The dragon, meanwhile, continued its pattern of attacks, now interacting with multiple layers of defense simultaneously.


The Night of the Full Engagement

The peak of the conflict occurred during a coordinated server-wide engagement that unfolded over several hours. While the exact timing varied across participants, the event became known for its intensity and the sheer number of players involved simultaneously.

Players who were not initially present began joining rapidly as word of the conflict spread through external communication channels. Many logged in specifically to participate, adjusting their schedules in real time to arrive during the ongoing engagement phase. The server population during this period reached one of its earliest major peaks.

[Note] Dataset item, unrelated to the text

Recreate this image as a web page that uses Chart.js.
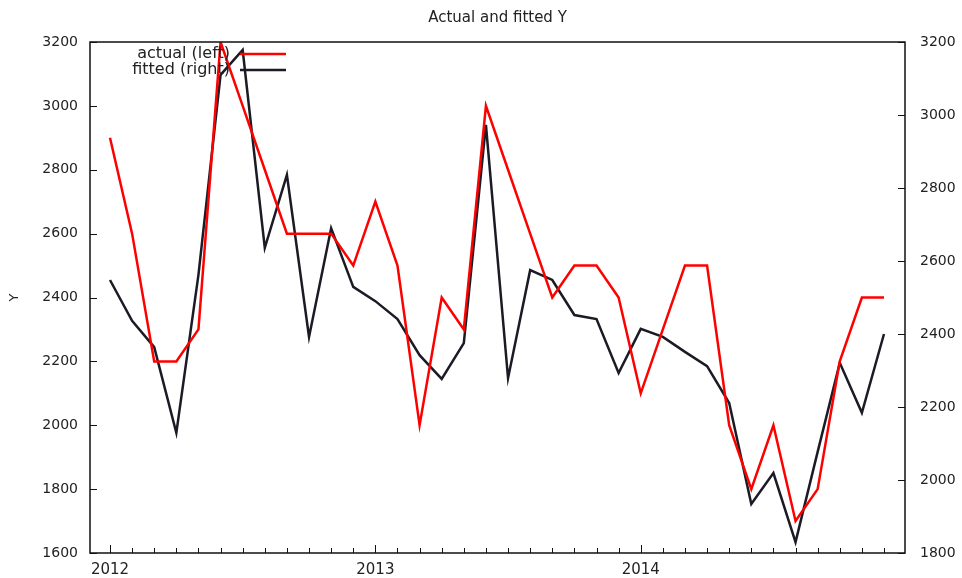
<!DOCTYPE html>
<html>
<head>
<meta charset="utf-8">
<script src="https://cdn.jsdelivr.net/npm/chart.js@4"></script>
<style>
  body { margin: 0; background: #fff; }
  #wrap { width: 962px; height: 578px; }
</style>
</head>
<body>
<div id="wrap"><canvas id="chart" width="962" height="578"></canvas></div>
<script>
// --- data (monthly, Jan 2012 .. Dec 2014) ---
const months = [
  "2012-01","2012-02","2012-03","2012-04","2012-05","2012-06","2012-07","2012-08","2012-09","2012-10","2012-11","2012-12",
  "2013-01","2013-02","2013-03","2013-04","2013-05","2013-06","2013-07","2013-08","2013-09","2013-10","2013-11","2013-12",
  "2014-01","2014-02","2014-03","2014-04","2014-05","2014-06","2014-07","2014-08","2014-09","2014-10","2014-11","2014-12"
];
const actual = [
  2900, 2600, 2200, 2200, 2300, 3200, 3000, 2800, 2600, 2600, 2600, 2500,
  2700, 2500, 2000, 2400, 2300, 3000, 2800, 2600, 2400, 2500, 2500, 2400,
  2100, 2300, 2500, 2500, 2000, 1800, 2000, 1700, 1800, 2200, 2400, 2400
];
const fitted = [
  2548, 2436, 2364, 2129, 2562, 3110, 3178, 2636, 2836, 2392, 2690, 2529,
  2490, 2441, 2342, 2277, 2375, 2973, 2279, 2575, 2548, 2452, 2441, 2293,
  2414, 2392, 2351, 2312, 2211, 1934, 2019, 1830, 2077, 2321, 2184, 2400
];
const yearTicks = [0, 12, 24];
const yearLabels = ["2012", "2013", "2014"];
const leftTicks = [1600, 1800, 2000, 2200, 2400, 2600, 2800, 3000, 3200];
const rightTicks = [1800, 2000, 2200, 2400, 2600, 2800, 3000, 3200];

const FONT = "'DejaVu Sans', Verdana, sans-serif";
const RED = "#ff0000";
const DARK = "#1b1b26";

// frame + inward ticks (gnuplot look)
const framePlugin = {
  id: "frame",
  afterDatasetsDraw(chart) {
    const {ctx, chartArea: a, scales} = chart;
    ctx.save();
    ctx.strokeStyle = "#111";
    ctx.lineWidth = 1.5;
    ctx.strokeRect(a.left, a.top, a.right - a.left, a.bottom - a.top);
    ctx.lineWidth = 1;
    // month ticks on bottom
    months.forEach((m, i) => {
      const x = Math.round(scales.x.getPixelForValue(i)) + 0.5;
      const len = (i % 12 === 0) ? 8 : 5;
      ctx.beginPath(); ctx.moveTo(x, a.bottom); ctx.lineTo(x, a.bottom - len); ctx.stroke();
    });
    leftTicks.forEach(v => {
      const y = Math.round(scales.y.getPixelForValue(v)) + 0.5;
      ctx.beginPath(); ctx.moveTo(a.left, y); ctx.lineTo(a.left + 7, y); ctx.stroke();
    });
    rightTicks.forEach(v => {
      const y = Math.round(scales.y1.getPixelForValue(v)) + 0.5;
      ctx.beginPath(); ctx.moveTo(a.right, y); ctx.lineTo(a.right - 7, y); ctx.stroke();
    });
    ctx.restore();
  }
};

// legend: text right aligned, line sample to the right
const keyPlugin = {
  id: "key",
  afterDraw(chart) {
    const {ctx} = chart;
    const items = [
      {text: "actual (left)", color: RED, y: 54},
      {text: "fitted (right)", color: DARK, y: 70}
    ];
    ctx.save();
    ctx.font = "16px " + FONT;
    ctx.textAlign = "right";
    ctx.textBaseline = "middle";
    items.forEach(it => {
      ctx.fillStyle = "#222";
      ctx.fillText(it.text, 230, it.y);
      ctx.strokeStyle = it.color;
      ctx.lineWidth = 2.5;
      ctx.beginPath(); ctx.moveTo(240, it.y); ctx.lineTo(286, it.y); ctx.stroke();
    });
    ctx.restore();
  }
};

new Chart(document.getElementById("chart"), {
  type: "line",
  data: {
    datasets: [
      {
        label: "actual (left)",
        data: actual.map((v, i) => ({x: i, y: v})),
        yAxisID: "y",
        borderColor: RED,
        borderWidth: 2.5,
        pointRadius: 0,
        tension: 0,
        fill: false
      },
      {
        label: "fitted (right)",
        data: fitted.map((v, i) => ({x: i, y: v})),
        yAxisID: "y1",
        borderColor: DARK,
        borderWidth: 2.5,
        pointRadius: 0,
        tension: 0,
        fill: false
      }
    ]
  },
  options: {
    responsive: false,
    animation: false,
    devicePixelRatio: 1,
    layout: {padding: 0},
    plugins: {
      legend: {display: false},
      tooltip: {enabled: false},
      title: {
        display: true,
        fullSize: false,
        text: "Actual and fitted Y",
        color: "#222",
        font: {family: FONT, size: 15, weight: "normal"},
        padding: {top: 9, bottom: 15}
      }
    },
    scales: {
      x: {
        type: "linear",
        min: -0.904,
        max: 35.95,
        grid: {display: false, drawTicks: false},
        border: {display: false},
        afterBuildTicks: s => { s.ticks = yearTicks.map(v => ({value: v})); },
        afterFit: s => { s.height = 25; },
        ticks: {
          color: "#222",
          font: {family: FONT, size: 15},
          padding: 8,
          maxRotation: 0,
          autoSkip: false,
          callback: v => yearLabels[yearTicks.indexOf(v)]
        }
      },
      y: {
        position: "left",
        min: 1600,
        max: 3200,
        grid: {display: false, drawTicks: false},
        border: {display: false},
        afterBuildTicks: s => { s.ticks = leftTicks.map(v => ({value: v})); },
        afterFit: s => { s.width = 90; },
        title: {
          display: true,
          text: "Y",
          color: "#222",
          font: {family: FONT, size: 13},
          padding: {top: 7, bottom: 0}
        },
        ticks: {color: "#222", font: {family: FONT, size: 14}, padding: 12, callback: v => String(v)}
      },
      y1: {
        position: "right",
        min: 1800,
        max: 3200,
        grid: {display: false, drawTicks: false},
        border: {display: false},
        afterBuildTicks: s => { s.ticks = rightTicks.map(v => ({value: v})); },
        afterFit: s => { s.width = 57; },
        ticks: {color: "#222", font: {family: FONT, size: 14}, padding: 15, callback: v => String(v)}
      }
    }
  },
  plugins: [framePlugin, keyPlugin]
});
</script>
</body>
</html>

The battlefield itself became a layered environment of activity. Ballistas were positioned along ridgelines, ground teams moved through defensive perimeters repairing damage and relaying resources, and aerial engagement attempts were made whenever the dragon re-entered visible range.

Coordination was imperfect but persistent. Communication between groups was constant, with rapid adjustments being made to positioning and strategy as the situation evolved. There were moments of clear advantage, where defensive systems successfully intercepted the dragon’s movement, and moments of collapse, where infrastructure damage forced entire sections of the encampment to be rebuilt under pressure.

What defined this phase was not a single decisive victory or loss, but sustained engagement over time. The server had transitioned from isolated development into coordinated large-scale conflict behavior.


The Aftermath and the First True Division

When the dragon eventually retreated from the immediate region, the damage it left behind was not only structural. It had fundamentally altered how players viewed the server itself.

The eastern encampment was no longer just a regional settlement—it had become a recognized defensive zone with strategic importance. The central settlement had been drawn into active involvement in what was previously considered peripheral territory. And smaller groups had experienced large-scale coordination for the first time, setting expectations for how future conflicts would be handled.

More importantly, the server had experienced its first true unifying crisis. For a brief period, players across different regions acted with shared intent, even if their motivations differed. Some sought defense, others sought participation, and others sought observation, but all were engaged in the same event.

However, this unity did not last in its original form. Once the immediate threat was gone, questions began to surface about responsibility, decision-making authority, and control over future events of similar scale.

What had started as a dragon encroaching on a small encampment had revealed something far larger: the server was no longer operating as a collection of independent players or small groups. It was functioning as an interconnected system where actions in one region could immediately affect the entire world.

And from that realization, the first global conflict did not end—it simply changed shape.